There's big, there's bigger, and there's Jackson. Split hairs about where to find the greatest vertical drop, but Jackson's 4,139 feet from the top of Rendezvous Bowl to the bottom of the Hobacks is the king-daddy of continuous, leg-burning descents.
Stratton made the biggest leap of any resort this year-moving up from No. 17 to No. 4-by catering to a well-heeled clientele who prefer gliding down corduroy to launching off bumps. Since becoming part of the Intrawest family in 1994, Stratton has invested millions into updating and renovating the faux-Bavarian resort to meet the demands of the metro-New York families who frequent it.
When one of his charges performs beyond his abilities, a football coach says the kid "plays big." Solitude, tucked in at the end of beautiful Big Cottonwood Canyon, plays big for its 1,200 acres. Seven lifts, including a high-speed quad, serve its surprisingly satisfying 2,047 vertical feet.

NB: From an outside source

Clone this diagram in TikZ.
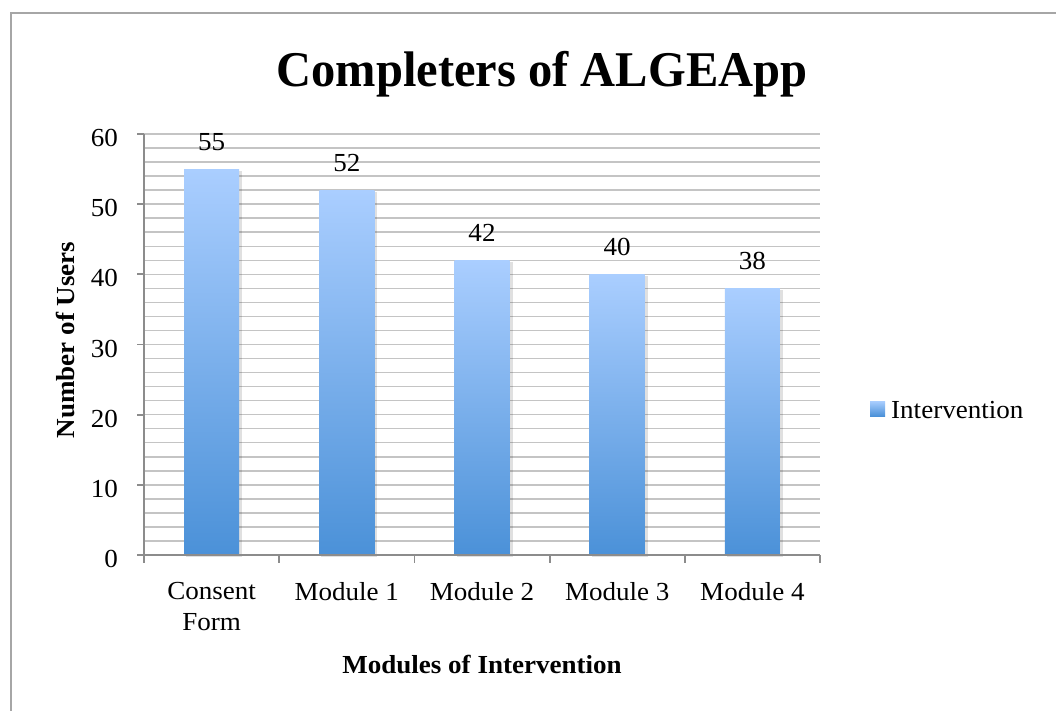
\documentclass[tikz,border=0pt]{standalone}
\usepackage{fontspec}
\setmainfont[FakeStretch=1.04]{Liberation Serif}
\newfontfamily\titlefont[FakeStretch=0.97]{Liberation Serif}
\definecolor{framec}{HTML}{A6A6A6}
\definecolor{axisc}{HTML}{8C8C8C}
\definecolor{gridc}{HTML}{C4C4C4}
\definecolor{bartop}{HTML}{AACEFF}
\definecolor{barbot}{HTML}{4B91D8}
\begin{document}
\begin{tikzpicture}[x=1pt,y=-1pt,
  lbl/.style={font=\fontsize{26}{31}\selectfont, inner sep=0pt},
  blbl/.style={font=\fontsize{26}{31}\selectfont\bfseries, inner sep=0pt},
  barfill/.style={top color=bartop,bottom color=barbot,draw=none},
  gridline/.style={draw=gridc,line width=1.5pt},
  axisline/.style={draw=axisc,line width=1.8pt}]
\useasboundingbox (0,0) rectangle (1056,711);
\fill[white] (0,0) rectangle (1056,711);
\draw[framec,line width=2pt] (10.5,711) -- (10.5,13) -- (1056,13);
% title
\node[inner sep=0pt,anchor=base,font=\titlefont\fontsize{50}{60}\selectfont\bfseries] (title) at (542,87) {Completers of ALGEApp};
% gridlines
\foreach \k in {1,...,30}
  \draw[gridline] (144,{555-\k*14.0333}) -- (820,{555-\k*14.0333});
% bars
\foreach \v/\i [count=\n] in {55/0,52/1,42/2,40/3,38/4}{
  \pgfmathsetmacro\cx{211.6+\i*135.2}
  \pgfmathsetmacro\ty{555-\v*7.0167}
  \fill[black,opacity=0.12] (\cx-27.5+2,\ty+2) rectangle (\cx+27.5+3,557);
  \shade[barfill] (\cx-27.5,\ty) rectangle (\cx+27.5,555);
  \node[lbl,anchor=base] (val\n) at (\cx,\ty-19) {\v};
}
% axes
\draw[axisline] (144,134) -- (144,555);
\foreach \k in {0,...,6}{
  \draw[axisline] (137,{555-\k*70.167}) -- (144,{555-\k*70.167});
  \pgfmathtruncatemacro\lab{\k*10}
  \node[lbl,anchor=base east] (yt\k) at (118,{555-\k*70.167+12.5}) {\lab};
}
\draw[axisline] (137,555) -- (820,555);
\foreach \i in {0,...,5}
  \draw[axisline] ({144+\i*135.2},555) -- ({144+\i*135.2},563);
% category labels
\node[lbl,anchor=north,align=center] (c1) at (211.6,582) {Consent\\Form};
\node[lbl,anchor=north] (c2) at (346.8,582) {Module 1};
\node[lbl,anchor=north] (c3) at (482.0,582) {Module 2};
\node[lbl,anchor=north] (c4) at (617.2,582) {Module 3};
\node[lbl,anchor=north] (c5) at (752.4,582) {Module 4};
% axis titles
\node[blbl,anchor=base] (xtitle) at (482,673) {Modules of Intervention};
\node[blbl,rotate=90] (ytitle) at (66,340) {Number of Users};
% legend
\shade[barfill] (870,401) rectangle (885,416);
\node[lbl,anchor=base west] (leg) at (891,418) {Intervention};
\end{tikzpicture}
\end{document}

The oldest ski resort in the Canadian Rockies, stately Sunshine Village is like a classic wine that's appreciated by those with sophisticated tastes. "Sunshine is one of the most spectacular places we have ever skied-and that includes numerous mountains in the European Alps," reports one well-traveled reader.
Winter Park has hovered in the middle of the rankings since the survey debuted in 1988. And with gold medals in what many skiers consider everything that counts-Snow, Terrain, Challenge, Weather and Value-you start to wonder why it's never broken into the elite Top 10.